仮想通貨の取引や決済の合法化に対し曖昧な態度をとっているロシア政府が、大手仮想通貨マイニング企業との結びつきの構築を継続している。

ロシアの大手国営石油会社ガスプロムネフチは、6月16日、主要仮想通貨マイニング企業に対しホスティングサービスを提供しているロシア最大の仮想通貨マイニング・コロケーションサービスのサプライヤーであるビットリバーと業務提携を結び、石油精製に付随して生じるフレアガス(遊離天然ガス)を利用して発電した電力をビットリバーのデータセンターに提供することを両社が正式に発表した。

両社による協業の一環として、ビットリバーは、ガスプロムの油田を基盤とするデジタル・インフラストラクチャを開発し、フレアガスを利用した仮想通貨のマイニングサービスを提供することになる。

ガスプロムのCEO代理であるヴァディム・ヤコブレフ氏は、ガスプロムのビジネスモデル自体はデジタル資産への関与を視野には入れていないことを強調しており、むしろ「付随して生じるフレアガスの新しい有益な利用法」を実現にすることによって再生可能エネルギーの実用化と、エネルギー資源の利用の最適化を図ることを目指しているとして、以下のように述べている。

「二酸化炭素排出量の削減は、ガスプロムネフチのESGポリシーに不可欠な要素である。 [中略]両社のテクノロジーとコンピテンシーを融合することで、天然資源を効率的かつ環境に優しい方法で利用するための業界のベストプラクティスを創造するものである」

ガスプロムは、ロシア最大の石油およびガス会社の1つであり、また欧州連合(EU)への最大のガス供給業者の1つでもある。伝えられるところでは、19年の時点でのガスプロムの炭素排出量は世界第3位にランク付けされているとのことである。
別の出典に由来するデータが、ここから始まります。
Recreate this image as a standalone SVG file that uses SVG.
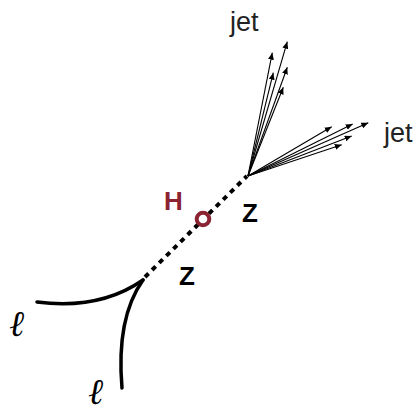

今回の発表によれば、フレアガスを動力源とする仮想通貨のマイニングプロジェクトは、特にガス輸送のためのインフラ設備が確立されていない新しい油田で取り組むことを念頭に置いており、また別のオプションとしては、電力が余り、フレアガスが利益を生み出していないシベリア地方の僻地にある油田でそのような開発を行う場合が考えられるとのことである。

ビットリバーの設立者兼CEOのイゴール・ブルネット氏は、ガスプロムとの新しい提携関係は、今後2年間で総電力容量を2ギガワットへと増大するという同社の野心的な計画の一環であると述べている。